I’ve spent the last handful of days with the new Moto Z3 Play, and while I’m certainly a fan of the phone already, there is one particular design choice that I really like and wish more companies would adopt. The Moto Z3 Play has a side-embedded fingerprint reader and it’s pretty fantastic.
When fingerprint readers were first introduced to phones on a grand scale, we saw them typically embedded within home buttons on the bottom chins of phones. That placement made a lot of sense, but it also limited design somewhat by having to dedicate a space on the front of a phone for it. As companies decided against that implementation, we also saw them move fingerprint readers to the backs of phones, and in rare cases, to the sides.
Sony was one of the first to implement a fingerprint reader in the side as an embedded sensor within their phones’ power buttons. Nextbit did the same with the Robin, as did Razer with their first phone. It doesn’t happen often, but I think Motorola has the best implementation yet.

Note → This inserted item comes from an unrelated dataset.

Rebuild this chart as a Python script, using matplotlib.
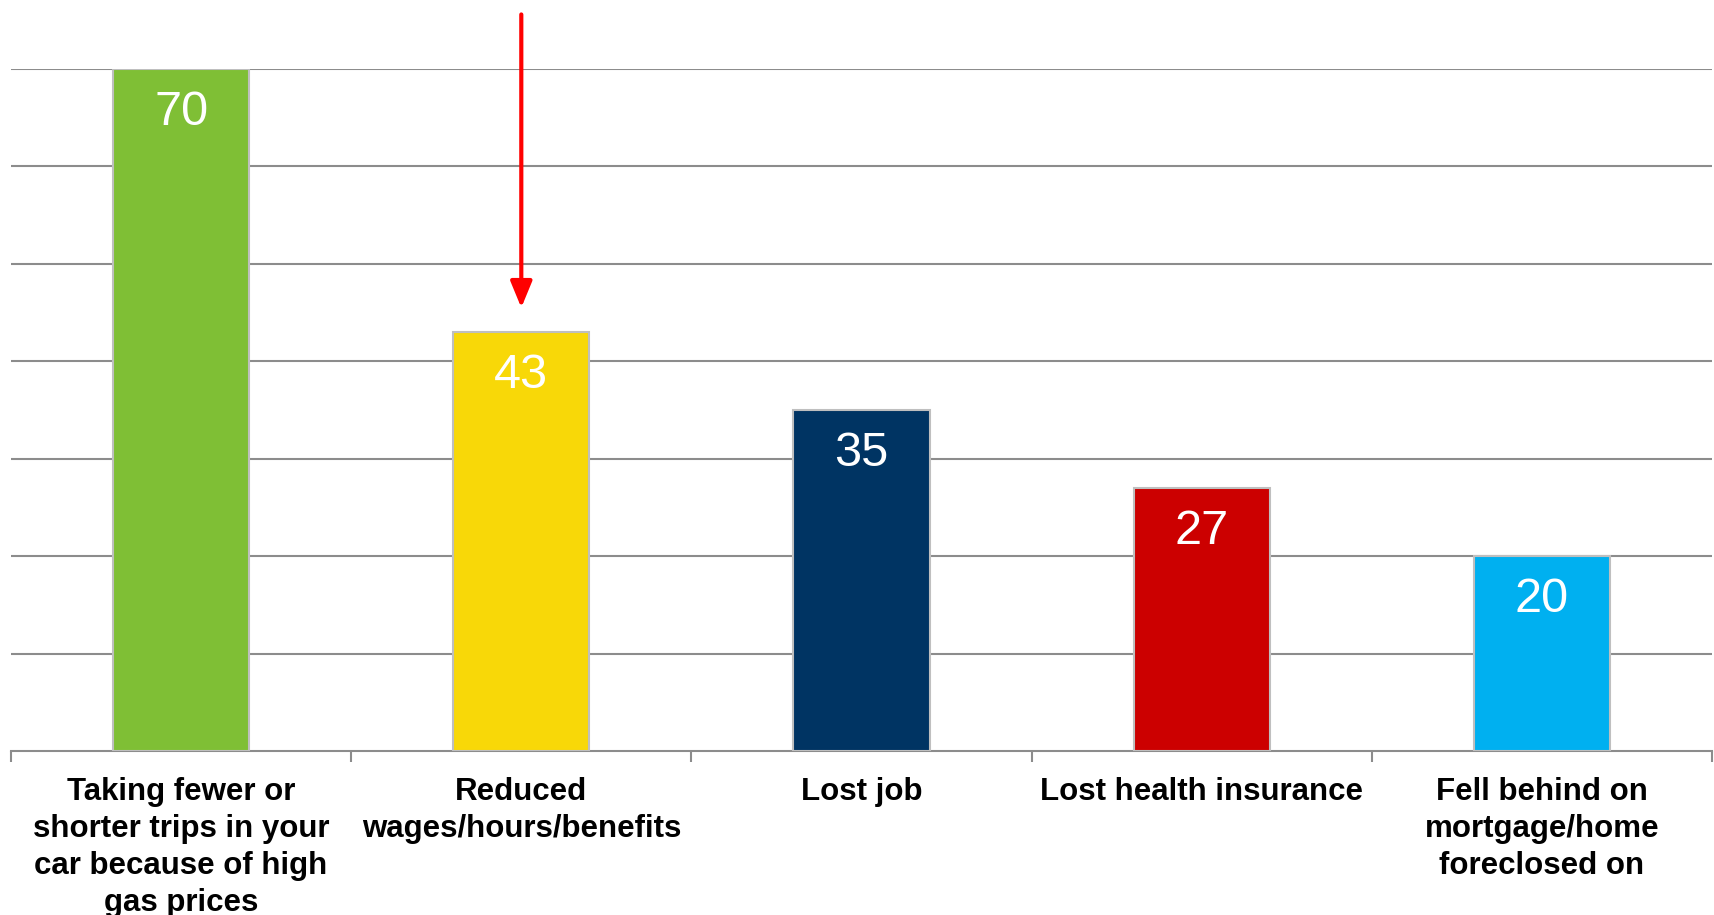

I say that because Motorola didn’t put the fingerprint reader within a power button. In fact, they moved the power button opposite the fingerprint reader to the left side of the Moto Z3 Play. That let them include a fingerprint reader that’s like the fingerprint readers on the backs of most phones, which is basically a touchpad that reads your fingerprint. There’s no fumbling between pressing a power button and also trying to scan or your phone immediately waking from scanning after you tried to lock it, which I always thought was an issue with Sony’s earlier phones and LG’s phones that did a similar double-up with power button and fingerprint reader in a rear placement.
With this Moto Z3 Play, that dedicated side area is only for fingerprint scanning. This move was done to free up space on the front of the phone to give the Z3 Play a full-display front, but also because they couldn’t put it on the back if they wanted to support Moto Mods.
What I really love about this location is that it’s probably the most accessible in any situation. If your phone is on a desk, you can reach over to the side and unlock it without picking it up. You can’t do that with a rear location. If you pick up your phone, your thumb naturally rests on the side of the device as you hold it, allowing it to unlock as well. With bottom, front readers, you always had to do an extra reach across the bottom of your phone. If you need to scan your finger for a purchase or another secure reason, your thumb is there, basically ready to be read at all times.
I think this location could get better too. One thing Motorola didn’t include was the swipe-for-notifications gesture on the fingerprint reader that Google has made famous. I don’t necessarily like that motion on rear-placed readers, but I would totally use it on the side, almost like a scroll wheel that your thumb could swipe on.
A side location like this also opens up phone makers to much cleaner designs. Samsung keeps putting together some of the worst rear phone designs because of their fingerprint reader choices and camera housings. If you take away the rear fingerprint reader and embed it on the side of any phone, it frees up that back space to be much more minimal. Another example would be the Oppo Find X. That phone’s whole identity is based around its design, so Oppo left out a fingerprint reader, probably because they wanted it entirely clean on the outside. A side fingerprint probably could have been used to help keep it that way without removing an essential phone feature.
I’d imagine that Motorola will do something similar with the flagship Moto Z3. After that, who knows if or when we’ll see another phone with this setup. From a usage standpoint, I’m going to miss this.